Alongside bilateral agreements that the US has signed with the Gulf States, America desires a precisely measured strategic relationship so that its control prevails over the Gulf Cooperation Council which was initially established by Britain for the purpose of safeguarding its interests within the region. So America wishes to take from Britain its colonial projects and turn them to its advantage and benefit just as it has already done with the Arab League and the OIC which were both initially formed by Britain before America was able to turn them to serve its benefit and advantage. Now America seeks to gain a singular control over every State from amongst the Gulf States whilst utilising Iran to accomplish that. It seeks to control the Gulf Council to use it as a regional power in order to paralyse and disable the hand of the English from being able to utilise and shape it towards its own advantage.

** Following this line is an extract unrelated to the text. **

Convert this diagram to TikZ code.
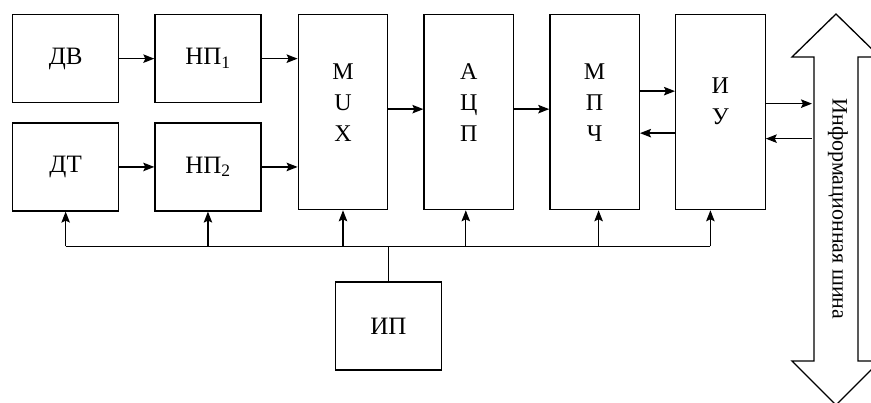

It is therefore expected for America to apply pressure in this summit to establish the missile defence shield whilst using the (supposed) Iranian missile threat as the pretext for that and this is so that it can strengthen its military presence and firmly set its control over the region. America also seeks to apply pressure utilising the area of freedoms and democracy, as spoken about by Obama previously, to enable it to gain political control over these States or to facilitate its agents coming to the seat of rule in addition to preventing these States from working for the British agenda in secret and particular in relation to Yemen. This is all alongside its continuing policy of extortion in respect to selling these States even more weapons to aid the recovery of its faltering economy which has been in a sluggish state since the economic crisis erupted in 2008 in addition to applying pressure upon them in respect to raising the oil and gas prices.

And so it is in this way that the Gulf States have become a tool in the hands of western colonialism in the case where they bind themselves to it in order to preserve their won entities and family material gains. They therefore leave a free hand to the colonialist to extort them and to plunder the resources of the Muslims and extend their influence upon the region whilst acting as a means to prevent the liberation of the Ummah from the clutches of colonialism.